Just then, a girlfriend dumped me — left me in just about the rudest, most damaging, and thoughtless fashion possible. She felt just barely guilty enough to buy me a guitar as a parting gift. She owed me an entire orchestra … Anyway, I wondered what I might learn to play on this new guitar, and the blues seemed to fit the circumstances.

I figured I should start at the beginning, reasoning that the earlier stuff must be easier to play. Right? So, I bought the CD that I felt marked The Beginning — Bob Dylan’s first album, the one with House of the Rising Sun and See That My Grave is Kept Clean. And there, in Song To Woody, he mentions Cisco and Sonny and Leadbelly too.

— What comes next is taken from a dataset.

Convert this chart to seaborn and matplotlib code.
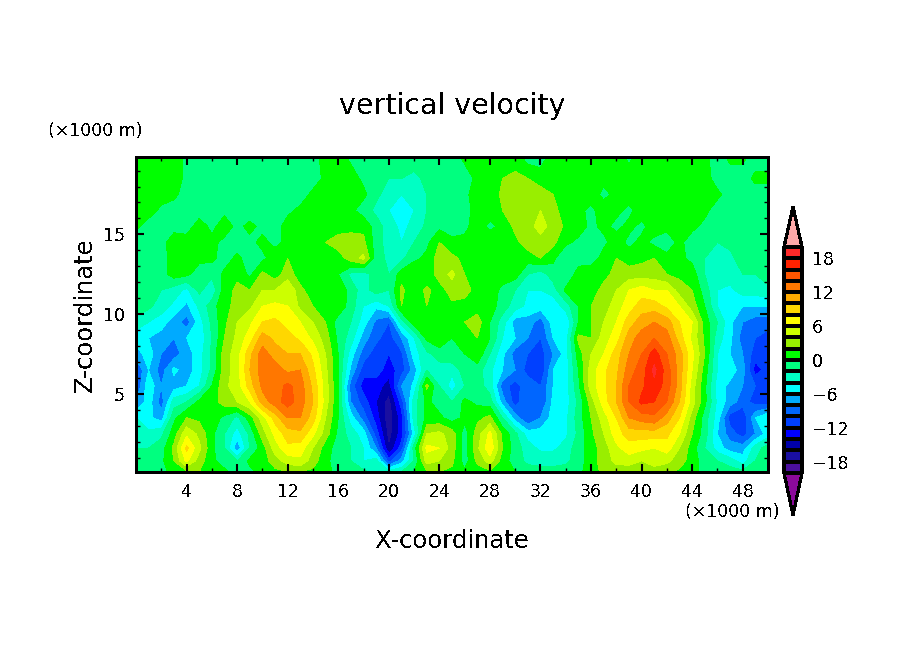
import numpy as np
import matplotlib
matplotlib.use("Agg")
import matplotlib.pyplot as plt
from matplotlib.colors import ListedColormap, BoundaryNorm
import seaborn as sns

x_km = list(range(51))
z_km = [0.1, 0.8, 1.6, 2.5, 3.5, 4.5, 5.5, 6.5, 7.5, 8.5, 9.5, 10.5,
        11.5, 12.5, 13.5, 14.5, 15.5, 16.5, 17.5, 18.5, 19.85]

# vertical velocity, one row per height, x = 0..50
w_z00 = [-1,-1,-0.5,0.5,1.5,2,1.5,0.5,-1,-0.5, 0.5,1.5,2,2,1.5,0.5,-0.5,-1,-1.5,-2.5,
         -3,-2,0,1.5,2,1.5,0.5,1,1.5,1, 0,-1,-1.5,-1.5,-1,-0.5,1,2.5,3,2.5,
         2.5,3,2.5,1.5,0.5,-0.5,-1,-1,-1.5,-1,-1]
w_z01 = [-1.5,-1.5,-0.5,2,6.5,3,0.5,-1,-2,0.5, 1,3,5,5.5,3,0.5,-1,-2,-4,-3,
         -11,-7,-2,5,4,2.5, -1,2.5,5,1,-1,-2.5,-2.5,-2.5,-2.5,-1,1,3,4.5,5,
         4,5,4.5,3,1,-1,-2,-3,-5,-2,-1]
w_z02 = [-2,-2,-1,2.5,8.5,4.5,0.5,-2,-7.5,-2, 1,5,7.5,7,4,1,-1,-2,-4,-8,
         -16,-11,-1,6.5,6,3,-1,3.5,7.5,2, -1,-3,-4.5,-4.5,-3,-1,1,3,5.5,7,
         6.5,6,7,4,1,-2,-5,-7,-7,-3,-1]
w_z03 = [-2,-3.5,-2.5,1,5.5,3.5,0.5,-2,-5,-1.5, 3,6.5,9,9.5,6.5,3,-0.5,-3,-5,-11,
         -17,-13,-5,4,4.5,3,-1,3,6.5,1.5, -1.5,-5,-5,-5,-4.5,-1.5,1.5,4,7,9,
         9,9,8.5,6,2,-1,-6,-9,-11,-8,-5]
w_z04 = [-4,-5.5,-7,-0.5,2,1.5,1,-0.5,-2.5,1, 5,9,12,12,9,4,0,-5,-9,-13,
         -17.5,-13,-3,0.5,0.5,-1,0.5,1.5,2.5,-2, -7,-10,-8,-5,-4.5,-1,2,5,8,12,
         13,13.5,11,8,3,-1,-5,-11,-12,-6,-4]
w_z05 = [-8,-5,-9,-3,-2,0.5,1,3,4,6, 11,13,15,13,10,5,0,-8,-11,-14,
         -17,-11,-3,0.5,-1,-2,0.5,-0.5,-1,-7, -11,-8,-10,-5.5,-5,-1.5,3,7,10,14,
         16.5,16,14,10,5,0.5,-4.5,-7,-9,-11,-11]
w_z06 = [-10,-4.5,-8,-7,-6,-4,0,3.5,5,9, 12.5,13,14.5,13,9.5,5,0,-9,-13,-13,
         -15,-8,-5.5,2.5,-2,-5,-2,-1,-3,-9, -11,-8.5,-10,-6,-5,-0.5,5,7.5,10,14,
         15.5,17.5,15,11,5,0.5,-5,-6.5,-8,-10,-12]
w_z07 = [-10,-6,-9,-5.5,-7,-5,-1.5,3,5,10, 13,13,11.5,12,8.5,4.5,0,-6.5,-11,-11,
         -13,-11,-7,-2,-3,-3.5,-1,-1,-3.5,-6, -8,-11,-12,-6,-5,0,5,7.5,9.5,13,
         15,18.5,15,11,6,1,-4,-5,-7,-13,-11]
w_z08 = [-7,-5,-8,-9,-7,-5,-1.5,3,5,9.5, 13,11,10,10,7.5,4,0,-5,-9,-11,
         -12,-10.5,-5,-2.5,-1,0,0,1.5,-2,-5.5, -9,-10,-11,-8,-5,1,4,6,9,12,
         14,17,14,11,6.5,2,-4,-6,-8,-11,-10]
w_z09 = [-5,-6,-7,-8,-6,-5.5,-2,2,4.5,7, 11,9.5,9,7.5,5.5,3,-0.5,-3,-7,-9.5,
         -11,-8,-4,0.5,1.5,0,2,2,0,-4, -6,-8,-10,-6,-5,2.5,2,5,7,11,
         13,14,13,9,5.5,1.5,-3,-5.5,-9,-10,-11]
w_z10 = [-3,-4,-5,-7,-9,-5,-1.5,1.5,4,5.5, 8,8.5,7,6,4,2,-1,-2,-5,-8.5,
         -10,-3,1,0.5,2,0,2,3,0,-3, -7,-7,-9,-5,-6,0,2,4,6,9,
         11,12,11,8,6,1,-2,-5.5,-8,-9,-9]
w_z11 = [-0.5,-1.5,-3,-4.5,-6.5,-3.5,-1,1.5,2.5,3.5, 6,6.5,6,3.5,2,1,1.5,-1,-4,-5.5,
         -4,2,0.5,2,0.5,1.5,1,1,1,-1, -3,-4.5,-5,-5.5,-3,0,2,3,5,7,
         9,9,7.5,6,3,0,-4,-5,-6,-6,-6]
w_z12 = [-1,-1,-2,-3,-4.5,-1.5,-3.5,1,2.5,2, 4,4,6,2.5,1,0.5,2,-1,-3,-1,
         -2,2.5,0.5,2.5,1,3,3,1,1,-0.5, -2,-4,-4,-3,0.5,1,0.5,3,4,6,
         7,6,6,3,2,-1,-4,-4.5,-3,-3,-2.5]
w_z13 = [-1,-1.5,-1,1,0.5,-1,-1.5,0.5,1.5,-0.5, 2.5,1,3,1,1,1.5,0,-2.5,-3,-1,
         -2,1,2,0.5,3,4.5,2,0.5,1.5,1, 1,-2,-3,-1,-2,1,2,1,3,3,
         3,3,2,1.5,1,-2,-3,-3,-2,-2,-1]
w_z14 = [-1.5,-1,-1,1,1.5,0.5,0.5,-1,0.5,-1, -0.5,1,2,1,1,1,1,3,4.5,-1,
         -2.5,-2.5,-0.5,0.5,3,2.5,1.5,1,1,1.5, 2,1,2,0.5,-2,-1,-1.5,1,2,1,
         1.5,2,0.5,0.5,-0.5,-2,-2,-2.5,-1,-1,-1]
w_z15 = [-1.5,-1,-1,1.5,1,1,0.5,-0.5,-1,-0.5, 0.5,-0.5,0.5,1.5,0.5,2,3,3.5,2.5,-1,
         -3,-4,-2,-0.5,2,0.5,0.5,1,1.5,1, 1.5,3,3.5,2.5,0.5,-0.5,-1,-0.5,1,-0.5,
         0.5,-0.5,-1,0.5,-1,-1.5,-2,-1.5,-1,-1,-1]
w_z16 = [0.5,-1,-1,-1,-1,1,-0.5,1,-0.5,0.5, -0.5,-1,1,0.5,1,1,1,1,1.5,-1,
         -3,-4.5,-3.5,-1.5,-0.5,-1,-0.5,1,-0.5,0.5, 2.5,3.5,4.5,3.5,1.5,1,-0.5,0.5,-0.5,0.5,
         -0.5,1,0.5,1,0.5,-0.5,-1,-1,-1,-1,-1]
w_z17 = [1,1,-0.5,-1,-1,-1,-1,-0.5,-1,-1, -1,-1,-0.5,0.5,1,0.5,1,0.5,-1,-2.5,
         -4,-5,-4,-2,-1,-1,-1,1,1,2, 2.5,3.5,4,3,0.5,0.5,-0.5,1,0.5,-0.5,
         1,1,0.5,1,1,0.5,-1,-1,-1,-1,-1]
w_z18 = [1,1,1,0.5,-1,-1,-1,-1,-1,-1, -1,-1,-1,-1,0.5,1,1,1,0.5,-1.5,
         -3,-4,-3,-2,-1,-1,-0.5,1,0.5,2.5, 3,3.5,3,2,0.5,1,1,-0.5,0.5,1,
         0.5,1,1,1,0.5,0.5,0.5,-1,-1,-1,-1]
w_z19 = [1,1,1,1,-0.5,-1,-1,-1,-1,-1, -1,-1,-1,-1,-1,0.5,1,1,-0.5,-1,
         -2,-2,-2.5,-1.5,-1,-1,-1,0.5,1,2, 2.5,2,1,1,1,1,1,0.5,1,1,
         1,1,1,1,1,1,-1,-1,-1,0.5,0.5]
w_z20 = [1,1,1,1,-0.5,-1,-1,-1,-1,-1, -1,-1,-1,-1,-1,1,1,-0.5,-1,-1,
         -1,-1,-1,-1,-1,-1,0.5,1,0.5,1, 1,-1,-1,1,1,1,1,1,1,-0.5,
         1,0.5,1,0.5,1,0.5,-1,0.5,0.5,-1,-1]

w_rows = [w_z00, w_z01, w_z02, w_z03, w_z04, w_z05, w_z06, w_z07, w_z08, w_z09, w_z10,
          w_z11, w_z12, w_z13, w_z14, w_z15, w_z16, w_z17, w_z18, w_z19, w_z20]

levels = [-20, -18, -16, -14, -12, -10, -8, -6, -4, -2, 0, 2, 4, 6, 8, 10, 12, 14, 16, 18, 20]
band_colors = ["#4b0f9e", "#1a0fa0", "#0000aa", "#0000ff", "#0040ff", "#0066ff", "#00aaff",
               "#00ffff", "#00ffc4", "#00ff7f", "#00ff00", "#99ee00", "#ccff00", "#ffff00",
               "#ffd700", "#ffaa00", "#ff7700", "#ff5500", "#ff2200", "#ff2a2a"]
under_color = "#8b0a9b"
over_color = "#ffaaaa"
cbar_ticks = [-18, -12, -6, 0, 6, 12, 18]
x_major = [4, 8, 12, 16, 20, 24, 28, 32, 36, 40, 44, 48]
x_minor = [2, 6, 10, 14, 18, 22, 26, 30, 34, 38, 42, 46]
z_major = [5, 10, 15]
z_minor = [1, 2, 3, 4, 6, 7, 8, 9, 11, 12, 13, 14, 16, 17, 18, 19]

sns.set_theme(style="ticks", font="DejaVu Sans")
plt.rcParams["text.antialiased"] = False
plt.rcParams["lines.antialiased"] = False
plt.rcParams["patch.antialiased"] = False

cmap = ListedColormap(sns.color_palette(band_colors))
cmap.set_under(under_color)
cmap.set_over(over_color)
norm = BoundaryNorm(levels, cmap.N)

W, H = 904, 654
fig = plt.figure(figsize=(W / 100, H / 100), dpi=100, facecolor="white")
ax = fig.add_axes([136 / W, 1 - 472 / H, 632 / W, 315 / H])

field = np.array(w_rows)
cs = ax.contourf(x_km, z_km, field, levels=levels, cmap=cmap, norm=norm,
                 extend="both", antialiased=False)
ax.set_xlim(0, 50)
ax.set_ylim(0.1, 19.85)
ax.set_axisbelow(False)

ax.set_xticks(x_major)
ax.set_xticks(x_minor, minor=True)
ax.set_yticks(z_major)
ax.set_yticks(z_minor, minor=True)
ax.tick_params(axis="both", which="major", direction="in", length=5.5, width=1.5,
               top=True, right=True, labelsize=12.5, pad=8, color="black", labelcolor="black")
ax.tick_params(axis="both", which="minor", direction="in", length=3, width=1,
               top=True, right=True, color="black")
for side in ax.spines.values():
    side.set_linewidth(1.8)
    side.set_color("black")

ax.set_xlabel("X-coordinate", fontsize=17.5, color="black", labelpad=20)
ax.set_ylabel("Z-coordinate", fontsize=17.5, color="black", labelpad=4.5)
fig.text(452 / W, 1 - 106 / H, "vertical velocity", fontsize=20.5, color="black",
         ha="center", va="center")
fig.text(95 / W, 1 - 131 / H, "(×1000 m)", fontsize=12.5, color="black", ha="center", va="center")
fig.text(732 / W, 1 - 512 / H, "(×1000 m)", fontsize=12.5, color="black", ha="center", va="center")

cax = fig.add_axes([784 / W, 1 - 515 / H, 18 / W, 308 / H])
cbar = fig.colorbar(cs, cax=cax, drawedges=True, extend="both",
                    extendfrac=(0.186, 0.177), ticks=cbar_ticks)
cbar.minorticks_off()
cbar.outline.set_linewidth(1.6)
cbar.outline.set_edgecolor("black")
cbar.dividers.set_linewidth(1.6)
cbar.dividers.set_color("black")
cbar.ax.tick_params(length=0, labelsize=12.5, pad=7, labelcolor="black")

fig.savefig("out.png", dpi=100)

So I went and found out who they were, and soon found myself listening to Blind Lemon Jefferson, Blind Willie Johnson, Memphis Minnie, Sonny Boy Williamson (the first), Memphis Slim, Big Bill Broonzy. After about two years, I bought Greil Marcus’ book about Dylan’s Basement Tapes, and marched off to the record store to buy the Harry Smith Anthology on CD (not yet grasping that it had only been reissued a few weeks before).

The Anthology reminded me of my brothers’ music, the music I’d grown up with. But it was the music BEHIND the music, which my brothers had never heard. It was like turning to the back of the textbook and finding the answer to every excercise. It was as if I’d had some book laying around all my life and had only looked at the few pages of pictures bound into the book’s middle — but now, I had finally sat myself down and read the book from cover-to-cover, at last making deep sense of its pictures.

Since then, I’ve never been at a loss for music to listen to — in fact, I always have a list of about $2000 worth of music I’m dying to get my hands on, from almost every genre from all corners of the Earth. Everything makes sense. Ironically, it turns out that my mother had taken a few lessons in Hawaiian-style slide guitar in 1935 or so — a fact she never bothered to mention until I got heavily into the music of that very era.

As Harry Truman said, “The only thing new in the world is the history you don’t know.”